Use an EOR when the work is full-time or long-term, the person is integrated into your team and tools, takes instructions on how and when to work, or earns most of their income from you. Those are the qualifying marks of employment under Section 27. Engaging them as an employee through an EOR removes the classification question entirely. Keep a contractor arrangement only when the person is genuinely independent, serves several clients on their own equipment, and carries their own business risk.

When does a Hungarian contractor have to charge VAT?
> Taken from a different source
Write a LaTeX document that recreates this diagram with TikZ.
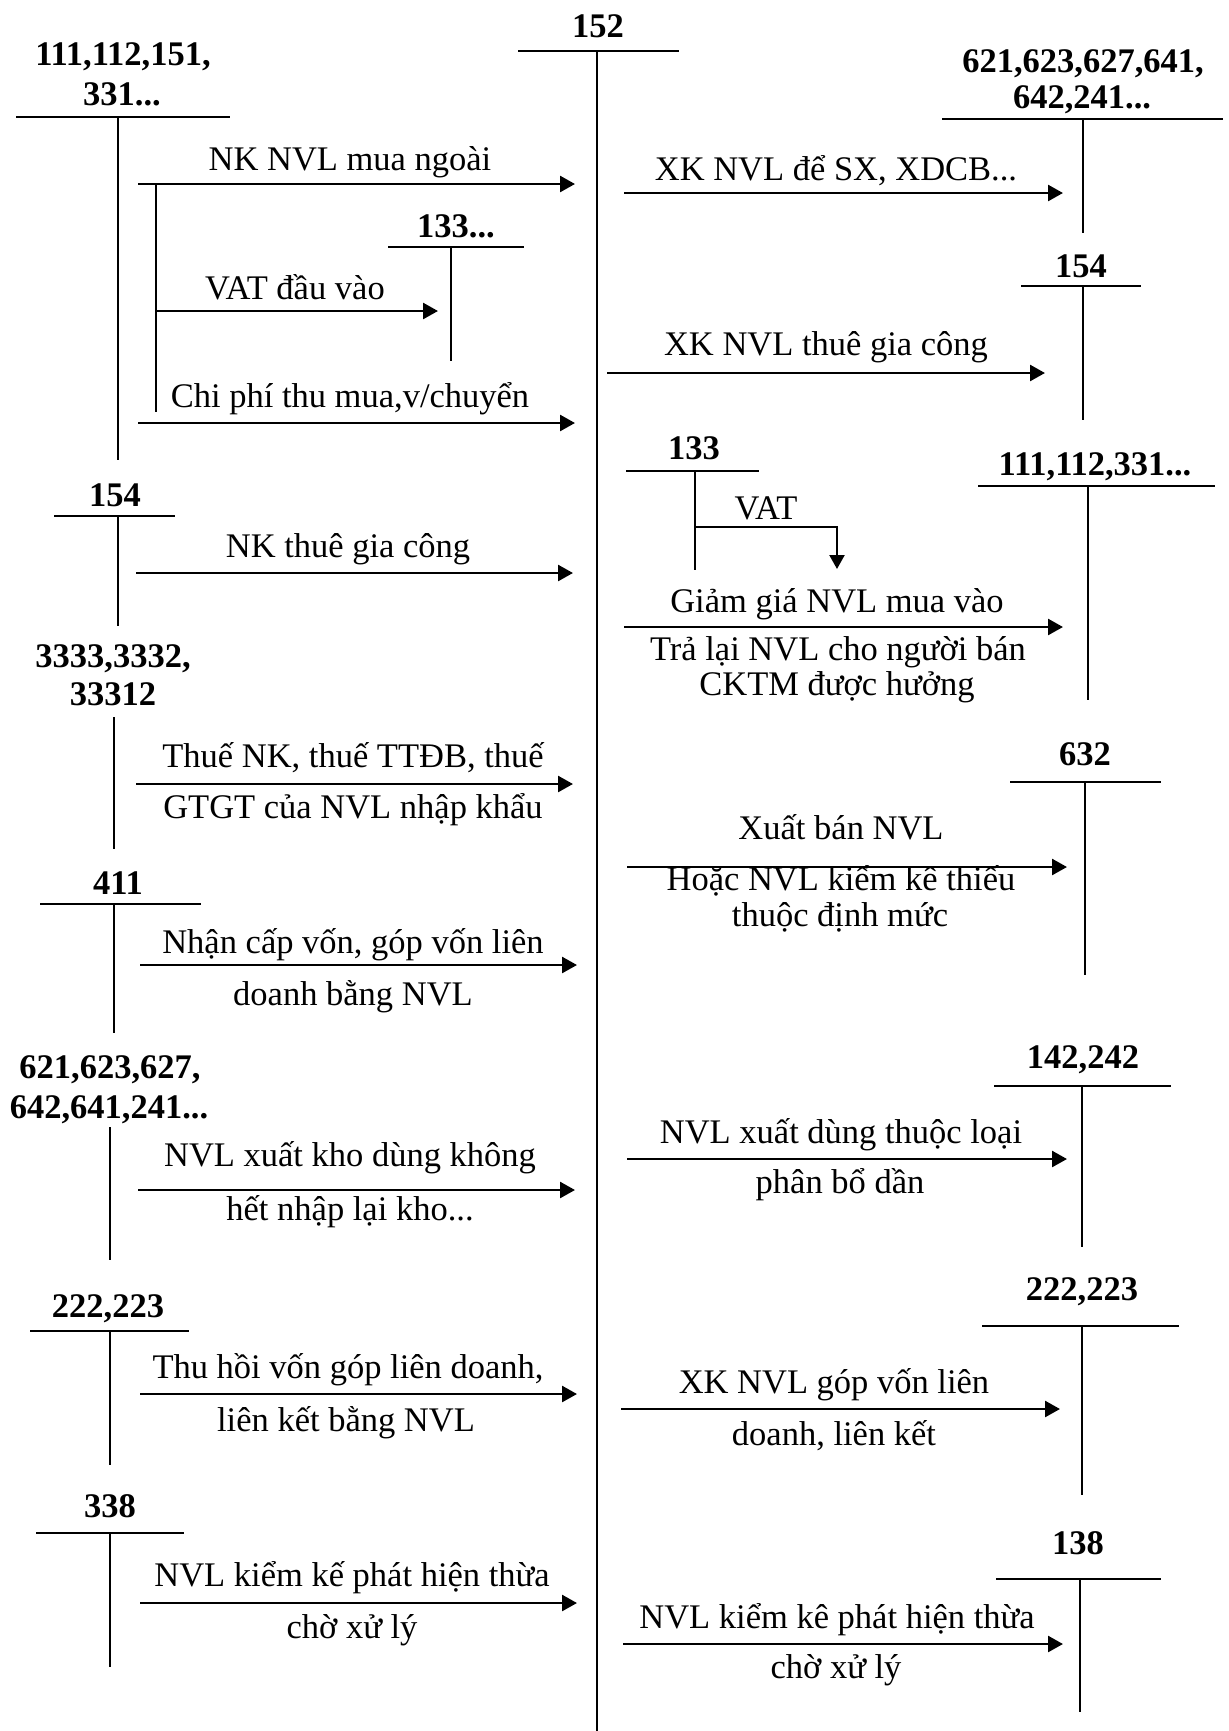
\documentclass[tikz,border=0pt]{standalone}
\usepackage{fontspec}
\setmainfont{Liberation Serif}
\usetikzlibrary{arrows.meta}
\begin{document}
\begin{tikzpicture}[x=0.5pt,y=-0.5pt,
  txt/.style={inner sep=0pt, anchor=base, font=\fontsize{17.25}{20}\selectfont},
  acc/.style={inner sep=0pt, anchor=base, font=\fontsize{17.25}{20}\selectfont\bfseries},
  bar/.style={line width=1.1pt},
  stem/.style={line width=0.9pt},
  mainstem/.style={line width=1.2pt},
  arr/.style={line width=1.3pt, -{Triangle[length=7.5pt,width=8pt]}}]
\fill[white] (0,0) rectangle (1228,1731);
\useasboundingbox (0,0) rectangle (1228,1731);

% ---------- central account 152 ----------
\node[acc] (t152) at (598,37) {152};
\coordinate (b152a) at (518,51); \coordinate (b152b) at (679,51);
\coordinate (s152a) at (597,51); \coordinate (s152b) at (597,1731);
\draw[bar] (b152a) -- (b152b);
\draw[mainstem] (s152a) -- (s152b);

% ---------- left accounts ----------
% 111,112,151,331...
\node[acc] (t111a) at (123,65) {111,112,151,};
\node[acc] (t111b) at (122,105) {331...};
\coordinate (b111a) at (16,117); \coordinate (b111b) at (230,117);
\coordinate (s111a) at (118,117); \coordinate (s111b) at (118,460);
\draw[bar] (b111a) -- (b111b);
\draw[stem] (s111a) -- (s111b);
\coordinate (br1) at (156,185); \coordinate (br2) at (156,412);
\draw[stem] (br1) -- (br2);
\coordinate (a1s) at (138,184); \coordinate (a1e) at (575,184);
\draw[arr] (a1s) -- (a1e);
\node[txt] (l1) at (350,170) {NK NVL mua ngoài};
% 133...
\node[acc] (t133a) at (456,237) {133...};
\coordinate (b133a) at (388,247); \coordinate (b133b) at (524,247);
\coordinate (s133a) at (451,247); \coordinate (s133b) at (451,361);
\draw[bar] (b133a) -- (b133b);
\draw[stem] (s133a) -- (s133b);
\coordinate (a2s) at (156,311); \coordinate (a2e) at (438,311);
\draw[arr] (a2s) -- (a2e);
\node[txt] (l2) at (295,299) {VAT đầu vào};
\coordinate (a3s) at (138,423); \coordinate (a3e) at (575,423);
\draw[arr] (a3s) -- (a3e);
\node[txt] (l3) at (350,407) {Chi phí thu mua,v/chuyển};

% 154 left
\node[acc] (t154l) at (115,506) {154};
\coordinate (b154la) at (54,516); \coordinate (b154lb) at (175,516);
\coordinate (s154la) at (118,516); \coordinate (s154lb) at (118,626);
\draw[bar] (b154la) -- (b154lb);
\draw[stem] (s154la) -- (s154lb);
\coordinate (a4s) at (136,573); \coordinate (a4e) at (573,573);
\draw[arr] (a4s) -- (a4e);
\node[txt] (l4) at (348,557) {NK thuê gia công};

% 3333,3332,33312
\node[acc] (t3333a) at (113,667) {3333,3332,};
\node[acc] (t3333b) at (113,705) {33312};
\coordinate (s3333a) at (114,717); \coordinate (s3333b) at (114,849);
\draw[stem] (s3333a) -- (s3333b);
\coordinate (a5s) at (136,784); \coordinate (a5e) at (573,784);
\draw[arr] (a5s) -- (a5e);
\node[txt] (l5a) at (353,767) {Thuế NK, thuế TTĐB, thuế};
\node[txt] (l5b) at (353,818) {GTGT của NVL nhập khẩu};

% 411
\node[acc] (t411) at (118,894) {411};
\coordinate (b411a) at (40,904); \coordinate (b411b) at (201,904);
\coordinate (s411a) at (114,904); \coordinate (s411b) at (114,1033);
\draw[bar] (b411a) -- (b411b);
\draw[stem] (s411a) -- (s411b);
\coordinate (a6s) at (140,965); \coordinate (a6e) at (577,965);
\draw[arr] (a6s) -- (a6e);
\node[txt] (l6a) at (353,953) {Nhận cấp vốn, góp vốn liên};
\node[txt] (l6b) at (353,1005) {doanh bằng NVL};

% 621,623,627,642,641,241... left
\node[acc] (t621la) at (110,1078) {621,623,627,};
\node[acc] (t621lb) at (109,1118) {642,641,241...};
\coordinate (s621la) at (110,1127); \coordinate (s621lb) at (110,1260);
\draw[stem] (s621la) -- (s621lb);
\coordinate (a7s) at (138,1190); \coordinate (a7e) at (575,1190);
\draw[arr] (a7s) -- (a7e);
\node[txt] (l7a) at (350,1166) {NVL xuất kho dùng không};
\node[txt] (l7b) at (350,1220) {hết nhập lại kho...};

% 222,223 left
\node[acc] (t222l) at (108,1317) {222,223};
\coordinate (b222la) at (30,1331); \coordinate (b222lb) at (189,1331);
\coordinate (s222la) at (110,1331); \coordinate (s222lb) at (110,1465);
\draw[bar] (b222la) -- (b222lb);
\draw[stem] (s222la) -- (s222lb);
\coordinate (a8s) at (140,1394); \coordinate (a8e) at (577,1394);
\draw[arr] (a8s) -- (a8e);
\node[txt] (l8a) at (348,1378) {Thu hồi vốn góp liên doanh,};
\node[txt] (l8b) at (346,1431) {liên kết bằng NVL};

% 338
\node[acc] (t338) at (110,1517) {338};
\coordinate (b338a) at (36,1533); \coordinate (b338b) at (184,1533);
\coordinate (s338a) at (110,1533); \coordinate (s338b) at (110,1667);
\draw[bar] (b338a) -- (b338b);
\draw[stem] (s338a) -- (s338b);
\coordinate (a9s) at (140,1603); \coordinate (a9e) at (577,1603);
\draw[arr] (a9s) -- (a9e);
\node[txt] (l9a) at (352,1586) {NVL kiểm kế phát hiện thừa};
\node[txt] (l9b) at (352,1638) {chờ xử lý};

% ---------- right accounts ----------
% 621,623,627,641,642,241...
\node[acc] (t621ra) at (1083,72) {621,623,627,641,};
\node[acc] (t621rb) at (1082,108) {642,241...};
\coordinate (b621ra) at (942,119); \coordinate (b621rb) at (1223,119);
\coordinate (s621ra) at (1083,119); \coordinate (s621rb) at (1083,233);
\draw[bar] (b621ra) -- (b621rb);
\draw[stem] (s621ra) -- (s621rb);
\coordinate (r1s) at (624,193); \coordinate (r1e) at (1063,193);
\draw[arr] (r1s) -- (r1e);
\node[txt] (m1) at (836,180) {XK NVL để SX, XDCB...};

% 154 right
\node[acc] (t154r) at (1081,277) {154};
\coordinate (b154ra) at (1021,286); \coordinate (b154rb) at (1141,286);
\coordinate (s154ra) at (1083,286); \coordinate (s154rb) at (1083,420);
\draw[bar] (b154ra) -- (b154rb);
\draw[stem] (s154ra) -- (s154rb);
\coordinate (r2s) at (607,373); \coordinate (r2e) at (1045,373);
\draw[arr] (r2s) -- (r2e);
\node[txt] (m2) at (826,355) {XK NVL thuê gia công};

% 133 right
\node[acc] (t133r) at (694,459) {133};
\coordinate (b133ra) at (626,471); \coordinate (b133rb) at (759,471);
\coordinate (s133ra) at (695,471); \coordinate (s133rb) at (695,570);
\draw[bar] (b133ra) -- (b133rb);
\draw[stem] (s133ra) -- (s133rb);
\coordinate (v1) at (695,527); \coordinate (v2) at (837,527); \coordinate (v3) at (837,569);
\draw[line width=1.1pt, -{Triangle[length=7pt,width=7.5pt]}] (v1) -- (v2) -- (v3);
\node[txt] (mvat) at (766,519) {VAT};

% 111,112,331...
\node[acc] (t111r) at (1095,475) {111,112,331...};
\coordinate (b111ra) at (978,486); \coordinate (b111rb) at (1215,486);
\coordinate (s111ra) at (1088,486); \coordinate (s111rb) at (1088,700);
\draw[bar] (b111ra) -- (b111rb);
\draw[stem] (s111ra) -- (s111rb);
\coordinate (r3s) at (624,627); \coordinate (r3e) at (1063,627);
\draw[arr] (r3s) -- (r3e);
\node[txt] (m3a) at (837,612) {Giảm giá NVL mua vào};
\node[txt] (m3b) at (838,660) {Trả lại NVL cho người bán};
\node[txt] (m3c) at (837,695) {CKTM được hưởng};

% 632
\node[acc] (t632) at (1085,765) {632};
\coordinate (b632a) at (1010,782); \coordinate (b632b) at (1161,782);
\coordinate (s632a) at (1085,782); \coordinate (s632b) at (1085,975);
\draw[bar] (b632a) -- (b632b);
\draw[stem] (s632a) -- (s632b);
\node[txt] (m4a) at (841,839) {Xuất bán NVL};
\node[txt] (m4b) at (841,890) {Hoặc NVL kiểm kê thiếu};
\node[txt] (m4c) at (840,926) {thuộc định mức};
\coordinate (r4s) at (627,867); \coordinate (r4e) at (1067,867);
\draw[arr] (r4s) -- (r4e);

% 142,242
\node[acc] (t142) at (1083,1068) {142,242};
\coordinate (b142a) at (994,1086); \coordinate (b142b) at (1171,1086);
\coordinate (s142a) at (1082,1086); \coordinate (s142b) at (1082,1247);
\draw[bar] (b142a) -- (b142b);
\draw[stem] (s142a) -- (s142b);
\coordinate (r5s) at (627,1159); \coordinate (r5e) at (1067,1159);
\draw[arr] (r5s) -- (r5e);
\node[txt] (m5a) at (841,1143) {NVL xuất dùng thuộc loại};
\node[txt] (m5b) at (840,1193) {phân bổ dần};

% 222,223 right
\node[acc] (t222r) at (1082,1300) {222,223};
\coordinate (b222ra) at (982,1326); \coordinate (b222rb) at (1179,1326);
\coordinate (s222ra) at (1082,1326); \coordinate (s222rb) at (1082,1495);
\draw[bar] (b222ra) -- (b222rb);
\draw[stem] (s222ra) -- (s222rb);
\coordinate (r6s) at (621,1409); \coordinate (r6e) at (1060,1409);
\draw[arr] (r6s) -- (r6e);
\node[txt] (m6a) at (834,1393) {XK NVL góp vốn liên};
\node[txt] (m6b) at (834,1445) {doanh, liên kết};

% 138
\node[acc] (t138) at (1078,1554) {138};
\coordinate (b138a) at (996,1579); \coordinate (b138b) at (1161,1579);
\coordinate (s138a) at (1080,1579); \coordinate (s138b) at (1080,1712);
\draw[bar] (b138a) -- (b138b);
\draw[stem] (s138a) -- (s138b);
\coordinate (r7s) at (623,1644); \coordinate (r7e) at (1063,1644);
\draw[arr] (r7s) -- (r7e);
\node[txt] (m7a) at (837,1628) {NVL kiểm kê phát hiện thừa};
\node[txt] (m7b) at (836,1678) {chờ xử lý};
\end{tikzpicture}
\end{document}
A Hungarian contractor must charge 27% VAT on their invoices unless their annual turnover stays below the small-taxpayer exemption threshold of Ft 20,000,000 for 2026 (rising to HUF 22 million in 2027 and HUF 24 million in 2028). The exemption is not automatic: a declaration must be submitted to NAV. VAT compliance is separate from the classification question. A contractor can invoice with correct VAT and still be an employee in substance under the Qualifying-Marks Test.

Teamed Legal Operations
Hungary's Qualifying-Marks Test means the contract title is the least important document in the room. NAV reads how the work actually ran. A mandate agreement whose reality shows fixed hours, your equipment, your instructions, and single-client dependence is employment under the Labour Code from the first day, and the bill for back contributions, penalties, and Labour Code entitlements lands on the engaging company. The advance ruling exists but costs Ft 10,000,000 and takes up to three months. Where the engagement is close, the faster answer is employment through an EOR from the start.
A note from Tom Price-Daniel

Hungary's Qualifying-Marks Test reads the working arrangement, not the contract title.
NAV can audit back 5 years. A 50% penalty on unpaid tax, rising to 200% in bad-faith cases, stacks on the arrears.
Classify right at the start, or engage through an EOR. An EOR prevents the next mistake. It does not erase the last one.